The origin of the document is defined as the protocol, host and port of the URL from which the document was loaded.

  • Documents loaded from web servers have different origins
  • Documents loaded through different ports of the same have different origins
  • Documents loaded using different protocols (http, https etc.) have different origins, even if they come from same host.

The Script Origin

It is important to note that the origin of the script is not relevant to the same-origin policy, what is targeted here is the origin of the document in which the script is embedded.

For example, a script hosted by Host A is included in a web page served by Host B.  The origin of the script is Host B and the script has full access to the content of the document that contains it.  If the script opens a third window and loads a document from host C into it, the same-origin policy comes into effect and prevents the scripts from accessing the document.

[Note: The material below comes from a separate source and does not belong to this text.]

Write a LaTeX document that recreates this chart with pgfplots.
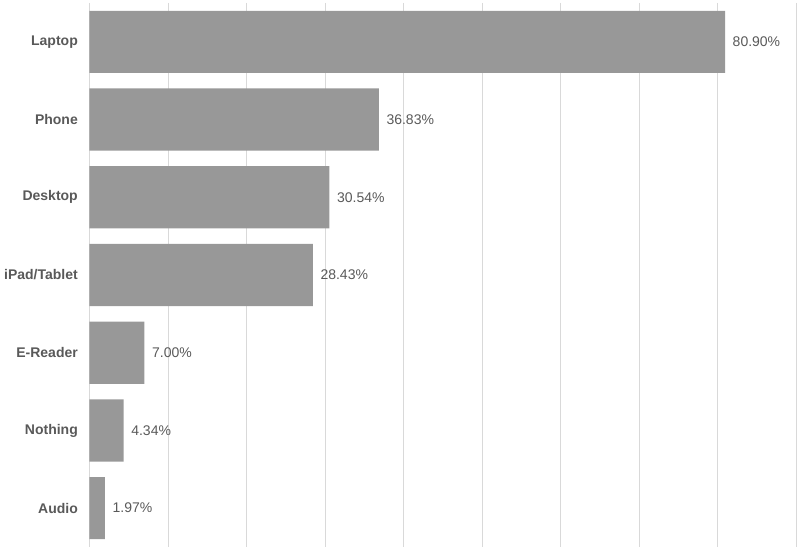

The same-origin policy affects all the properties of the document object of the window or frame that was loaded from different host.  For example, if you script opened the window, your script can close it, but it cannot access the properties of the document.

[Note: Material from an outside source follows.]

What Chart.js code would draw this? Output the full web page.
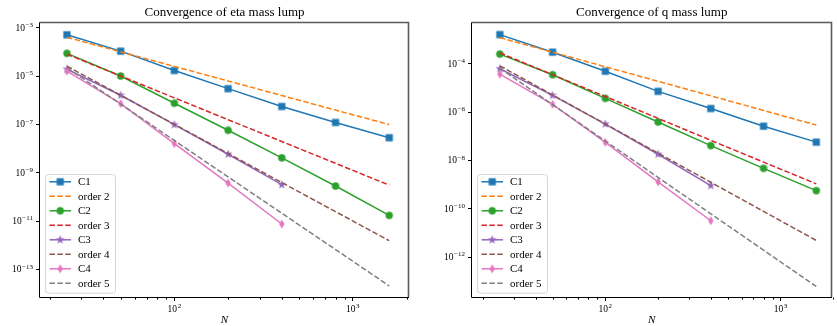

Relaxing the Same-origin Policy

In some situations the same-origin policy becomes restrictive.  So, HTML5/JavaScript provides ways to work around the restrictions, yet keeping the security intact.

Domain

The same-origin policy poses problems large websites that use multiple sub domains.  For example, a script in a document from home.example.com might want to read properties of a document loaded from developer.example.com or scripts from order.example.com.  But as per Same-origin policy this is restricted.

If two windows  (or frames) contains scripts that set “domain” to the same value, the same-origin policy is relaxed for these two windows, and each window can interact with the other.

For example, cooperating scripts in documents loaded from orders.example.com and catalog.example.com might set their “document.domain” properties to “example.com”.

Cross Origin Resource Sharing (CORS)

CORS allows Web Servers to expose services to be accessed by 3rd party applications and Web Applications which are hosted across the internet.

The CORS is a (draft) standard that extends HTTP with a new Origin: request header and a new Access-Control-Allow-Origin response header.  It allows the servers to use a header to explicitly list origins that may request a file or to use a wildcard and allow a file to be requested by any site.

Browsers use this new header to allow the cross-origin HTTP requests with XMLHTTPRequest that would otherwise have been forbidden by the same-origin policy.

Cors

To keep it simple:

  • If the User Agent ( Web Browser) identifies that the XHR request is a cross origin request, then it will send a HTTP request with “Origin” header, before actually sending a Get or Post.  In the “Origin” it will put origin of its original host.
  • In the Web Server / Web Host, on receiving HTTP request with “Origin” header, it will look for its configuration, whether that particular “Origin” can be allowed to access the specific resource.  If it is allowed, it send the response with “Access-Control-Allow-Origin” header, updated with the host name. Also sends the list of allowed HTTP commands (eg. GET, PUT, POST & DELETE).

Further Reading:

Example: http://www.html5rocks.com/en/tutorials/cors/

Security Issues: https://code.google.com/p/html5security/wiki/CrossOriginRequestSecurity

CORS desevers a separate write up with more details.  I’ll do it soon.

Cross Document Messaging

This mechanism allows a script from one document to pass text message to a script in another document, irrespective of the script origin.

Calling the postMessage() method on a Window object results in the asynchronous delivery of a message event.

The onmessage event handler to receive and message sent using postMessage().

Summary

The same origin policy is enabled by default in all the industry standard browsers.  So, by using “domain”, CORS and Cross Document Messaging we can work around the limitations of SOP without compromising the security of the web browser.